- Developer(s): Infogrames
- Publisher(s): Data East
- Platform(s): MS-DOS, Classic Mac OS, Amiga
- Release: 1989
- Genre(s): Turn-based strategy

= Full Metal Planet =

1989 video game

Full Metal Planet is a 1989 video game published by Data East based on the board game Full Metal Planète.

==Gameplay==
Full Metal Planet is a game in which the player commands a mining freighter competing for the ore of a planet.

==Reception==
Mike Siggins reviewed Full Metal Planete for Games International magazine, and gave it 4 stars out of 5, and stated that "I can certainly think of no better company to tackle the conversion of Full Metal Planete and they have done a fine job. I am not sure of the merits of owning the boardgame as well as the computer game but they are both worthy products and, for once, the computer version is cheaper than the boardgame!."

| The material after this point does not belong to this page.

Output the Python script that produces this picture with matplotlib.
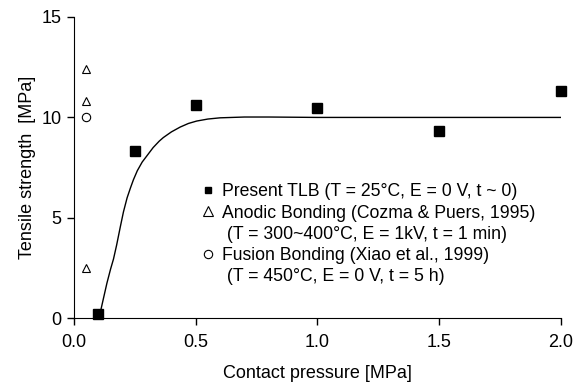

Roger White reviewed the game for Computer Gaming World, and stated that "Full Metal Planet offers a viable choice for gamers looking for a multi-player strategy game on the computer, a challenging game which can require from a short to medium amount of time to complete and a game that does not follow tried and true formulas of game design."

Keith Ferrell for Compute! said that "Within its own context, Full Metal Planet is a solid strategy game. It would be interesting to see what its designers could do with the game's engine by way of offering different planetary surfaces and types. It certainly has potential for creating the basis for a much larger games."